Chinese-founded fast fashion giant Shein confidentially filed for an initial public offering with the U.S. Securities and Exchange Commission on Nov. 27.
Shein is the largest fast-fashion retailer in the world, recognized for its trendy and affordable clothing products and its mission of bringing fashion into the modern era.
According to Bloomberg, Shein is aiming for a valuation of $80 to $90 billion, but was last valued at $66 billion in a private fundraising round in May, down from the $100 billion valuation it reached in April of 2022.
Despite this, the IPO is set to be one of the most significant debuts within the last decade, causing investors and analysts to believe it could kickstart a recovery in the IPO market.
Previously, the IPO market saw a surge in IPOs, leading investors and analysts to believe the market was recovering. However, the companies that went public — ARM Holdings, Instacart and Birkenstock Holdings — would receive an initial debut pop before underperforming in the coming weeks following their debuts.
Additionally, while the size of Singapore-based retailer’s IPO could send signals to other companies and usher a recovering IPO market, investors and analysts are concerned with the company’s ethical and geopolitical implications.
“They’ve opened more manufacturing centers in India and Brazil, and they’re really solidifying their U.S. footprint,” Brianne Lynch, head of market insights at EquityZen, said on an episode of Bloomberg Technology. “The U.S. is their largest market, forging partnerships with Forever 21 and others to create that brick-and-mortar presence. That being said, there is a lot of hair around this one. There’s concerns about their labor practices, their ties to China and other issues, so it will be interesting to see how investors think about this one.”
Mickey Drexler, CEO of Alex Mill and head of Drexler Ventures, questioned Shein’s sourcing, sustainability, quality — and especially how it sells products for so cheap — but expressed that the IPO could “be one of the most successful.”

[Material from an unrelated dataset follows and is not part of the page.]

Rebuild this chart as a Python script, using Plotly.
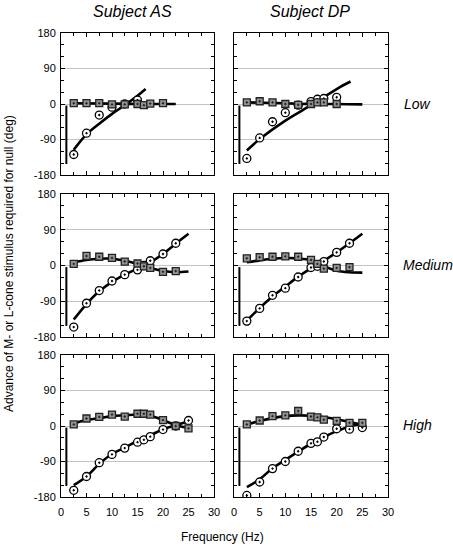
import plotly.graph_objects as go

# ---------------- data ----------------
FREQ = [2.5, 5, 7.5, 10, 12.5, 15, 16.25, 17.5, 20, 22.5, 25]
FIT_FREQ = [2.5, 5, 7.5, 10, 12.5, 15, 17.5, 20, 22.5, 25]

subjects = ["Subject AS", "Subject DP"]
levels = ["Low", "Medium", "High"]

# Low, AS
as_low_freq = [2.5, 5, 7.5, 10, 12.5, 15, 16.25, 17.5, 20]
as_low_sq = [2, 2, 2, -1, -1, 0, -3, 1, 2]
as_low_circ_freq = [2.5, 5, 7.5, 10, 12.5, 15]
as_low_circ = [-128, -74, -28, -8, 0, 10]
as_low_circfit_freq = [2.5, 5, 7.5, 10, 12.5, 15, 16.6]
as_low_circfit = [-116, -77, -50, -25, -3, 21, 38]
as_low_sqfit_freq = [2.5, 10, 15, 20, 22.5]
as_low_sqfit = [2, 1, 0, 0, 0]

# Low, DP
dp_low_freq = [2.5, 5, 7.5, 10, 12.5, 15, 16.25, 17.5, 20]
dp_low_sq = [4, 7, 4, 0, -2, 0, 4, 4, 0]
dp_low_circ_freq = [2.5, 5, 7.5, 10, 12.5, 15, 16.25, 17.5, 20]
dp_low_circ = [-138, -86, -45, -22, -3, 6, 12, 14, 17]
dp_low_circfit_freq = [2.5, 5, 10, 15, 20, 22.7]
dp_low_circfit = [-118, -89, -42, -3, 38, 57]
dp_low_sqfit_freq = [2.5, 10, 15, 20, 25]
dp_low_sqfit = [4, 2, 0, 0, -1]

# Medium, AS
as_med_sq = [4, 24, 22, 19, 10, 5, -2, -6, -16, -14]
as_med_circ = [-155, -95, -63, -39, -23, -11, 0, 12, 29, 56]
as_med_freq = [2.5, 5, 7.5, 10, 12.5, 15, 16.25, 17.5, 20, 22.5]
as_med_circfit = [-136, -97, -65, -41, -23, -8, 8, 29, 55, 80]
as_med_sqfit = [8, 14, 17, 17, 12, 4, -6, -14, -17, -15]

# Medium, DP
dp_med_freq = [2.5, 5, 7.5, 10, 12.5, 15, 16.25, 17.5, 20, 22.5]
dp_med_sq = [18, 21, 22, 23, 22, 14, 4, -8, -6, -4]
dp_med_circ = [-140, -108, -75, -57, -29, -5, -2, 10, 33, 56]
dp_med_circ_err = [9, 0, 0, 0, 0, 0, 0, 0, 0, 0]
dp_med_circfit = [-139, -107, -78, -53, -28, -7, 12, 33, 56, 80]
dp_med_sqfit = [8, 13, 17, 19, 18, 13, -2, -13, -17, -18]

# High, AS
as_high_sq = [4, 19, 23, 29, 24, 31, 31, 29, 15, 0, -6]
as_high_circ = [-163, -128, -93, -72, -56, -41, -35, -27, -9, 0, 14]
as_high_circfit = [-150, -128, -96, -71, -55, -38, -24, -8, 2, 12]
as_high_sqfit = [6, 15, 20, 25, 27, 29, 26, 15, 2, -5]

# High, DP
dp_high_sq = [4, 14, 25, 27, 38, 24, 22, 16, 13, 8, 8]
dp_high_circ = [-176, -142, -108, -90, -64, -44, -40, -28, -7, -8, -4]
dp_high_circfit = [-155, -135, -107, -86, -65, -45, -28, -13, -1, 6]
dp_high_sqfit = [3, 13, 20, 25, 27, 26, 22, 17, 10, 3]

# scale bar drawn in every panel
SCALE_BAR_FREQ = [1.05, 1.05]
SCALE_BAR_DEG = [-4, -152]

panels = [
    (0, 0, as_low_freq, as_low_sq, as_low_circ_freq, as_low_circ, None,
     as_low_circfit_freq, as_low_circfit, as_low_sqfit_freq, as_low_sqfit),
    (0, 1, dp_low_freq, dp_low_sq, dp_low_circ_freq, dp_low_circ, None,
     dp_low_circfit_freq, dp_low_circfit, dp_low_sqfit_freq, dp_low_sqfit),
    (1, 0, as_med_freq, as_med_sq, as_med_freq, as_med_circ, None,
     FIT_FREQ, as_med_circfit, FIT_FREQ, as_med_sqfit),
    (1, 1, dp_med_freq, dp_med_sq, dp_med_freq, dp_med_circ, dp_med_circ_err,
     FIT_FREQ, dp_med_circfit, FIT_FREQ, dp_med_sqfit),
    (2, 0, FREQ, as_high_sq, FREQ, as_high_circ, None,
     FIT_FREQ, as_high_circfit, FIT_FREQ, as_high_sqfit),
    (2, 1, FREQ, dp_high_sq, FREQ, dp_high_circ, None,
     FIT_FREQ, dp_high_circfit, FIT_FREQ, dp_high_sqfit),
]

# ---------------- layout geometry ----------------
W, H = 453, 547
ML, MR, MT, MB = 61, 65, 33, 50
PW = W - ML - MR
PH = H - MT - MB
col_px = [(61, 214), (234, 388)]
row_px = [(33, 175), (194, 337), (355, 497)]

def xdom(c):
    a, b = col_px[c]
    return [(a - ML) / PW, (b - ML) / PW]

def ydom(r):
    a, b = row_px[r]
    return [(H - MB - b) / PH, (H - MB - a) / PH]

FONT = "Liberation Sans, Arial, Helvetica, sans-serif"

fig = go.Figure()
layout = dict(
    width=W, height=H,
    margin=dict(l=ML, r=MR, t=MT, b=MB),
    paper_bgcolor="white", plot_bgcolor="white",
    showlegend=False,
    font=dict(family=FONT, size=11, color="black"),
)

for i, (r, c, sx, sy, cx, cy, cerr, fcx, fcy, fsx, fsy) in enumerate(panels):
    n = i + 1
    xa = "x" if n == 1 else f"x{n}"
    ya = "y" if n == 1 else f"y{n}"
    fig.add_trace(go.Scatter(x=SCALE_BAR_FREQ, y=SCALE_BAR_DEG, mode="lines",
                             line=dict(color="black", width=2), xaxis=xa, yaxis=ya))
    fig.add_trace(go.Scatter(x=fcx, y=fcy, mode="lines", line_shape="spline",
                             line=dict(color="black", width=2.6), xaxis=xa, yaxis=ya))
    fig.add_trace(go.Scatter(x=fsx, y=fsy, mode="lines", line_shape="spline",
                             line=dict(color="black", width=2.6), xaxis=xa, yaxis=ya))
    err = None
    if cerr is not None:
        err = dict(type="data", array=cerr, visible=True, color="black",
                   thickness=1.2, width=2)
    fig.add_trace(go.Scatter(x=cx, y=cy, mode="markers", error_y=err,
                             marker=dict(symbol="circle-dot", size=8, color="white",
                                         line=dict(color="black", width=1.3)),
                             xaxis=xa, yaxis=ya))
    fig.add_trace(go.Scatter(x=sx, y=sy, mode="markers",
                             marker=dict(symbol="square-dot", size=7, color="#929292",
                                         line=dict(color="#222222", width=1.3)),
                             xaxis=xa, yaxis=ya))

    xkey = "xaxis" if n == 1 else f"xaxis{n}"
    ykey = "yaxis" if n == 1 else f"yaxis{n}"
    layout[xkey] = dict(
        domain=xdom(c), anchor=ya, range=[0, 30],
        tickvals=[0, 5, 10, 15, 20, 25, 30],
        ticktext=["0", "5", "10", "15", "20", "25", "30"],
        showticklabels=(r == 2), ticklabelstandoff=5,
        ticks="inside", ticklen=4, tickwidth=1, tickcolor="black",
        minor=dict(ticks="inside", ticklen=3, dtick=2.5, tick0=0, tickcolor="black"),
        showline=True, linecolor="black", linewidth=1, mirror="ticks",
        showgrid=False, zeroline=False, fixedrange=True,
        tickfont=dict(size=11, family=FONT),
    )
    layout[ykey] = dict(
        domain=ydom(r), anchor=xa, range=[-180, 180],
        tickvals=[-180, -90, 0, 90, 180],
        ticktext=["-180", "-90", "0", "90", "180"],
        showticklabels=(c == 0), ticklabelstandoff=2,
        ticks="inside", ticklen=4, tickwidth=1, tickcolor="black",
        minor=dict(ticks="inside", ticklen=3, dtick=30, tick0=0, tickcolor="black",
                   showgrid=False),
        showline=True, linecolor="black", linewidth=1, mirror="ticks",
        showgrid=True, gridcolor="#c4c4c4", gridwidth=1, zeroline=False,
        fixedrange=True, tickfont=dict(size=11, family=FONT),
    )

fig.update_layout(**layout)

def ann(xpix, ypix, text, size, italic=False, xanchor="center", angle=0):
    fig.add_annotation(
        x=(xpix - ML) / PW, y=(H - MB - ypix) / PH, xref="paper", yref="paper",
        text=f"<i>{text}</i>" if italic else text,
        showarrow=False, xanchor=xanchor, yanchor="middle", textangle=angle,
        font=dict(family=FONT, size=size, color="black"),
    )

ann(132, 11, subjects[0], 16, italic=True)
ann(310, 11, subjects[1], 16, italic=True)
ann(402, 104, levels[0], 14, italic=True, xanchor="left")
ann(401, 265, levels[1], 14, italic=True, xanchor="left")
ann(401, 425, levels[2], 14, italic=True, xanchor="left")
ann(222, 537, "Frequency (Hz)", 12)
ann(9, 264, "Advance of M- or L-cone stimulus required for null (deg)", 12, angle=-90)

fig.write_html(
    "out.html",
    config={"displayModeBar": False, "staticPlot": True},
    post_script="document.body.style.margin='0';document.body.style.padding='0';"
                "document.body.style.overflow='hidden';",
)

Conditionally, Tyler Merritt — CEO of Nine Line Apparel — voiced concerns over Shein’s impacts on the American markets because the company reportedly used forced labor to make its products. Merritt noted that Shein is the “poster child for forced labor in the apparel market and its wreaking havoc on industries in the United States.”
Shein expressed it is “dedicated to operating in a responsible and ethical manner” and cited its zero-tolerance policy for forced labor, child labor and human trafficking, holding its suppliers accountable for ethically sourcing materials.
Shein faces scrutiny from the reports and will have to prove to the Securities and Exchange Commission in 2024 that it follows the ethical guidelines required to have a listing on a U.S. exchange .
“One of the biggest disadvantages of an IPO is disclosures and publicity,” David J. Kaufman, co-chair of Thompson Coburn LLP’s corporate and securities practice group, said on an episode of Bloomberg News. “There’s probably going to be a big lobbying effort about why they’re not using forced labor and where they source their cotton, and how all that is changing, with codes of conduct and inspection programs.”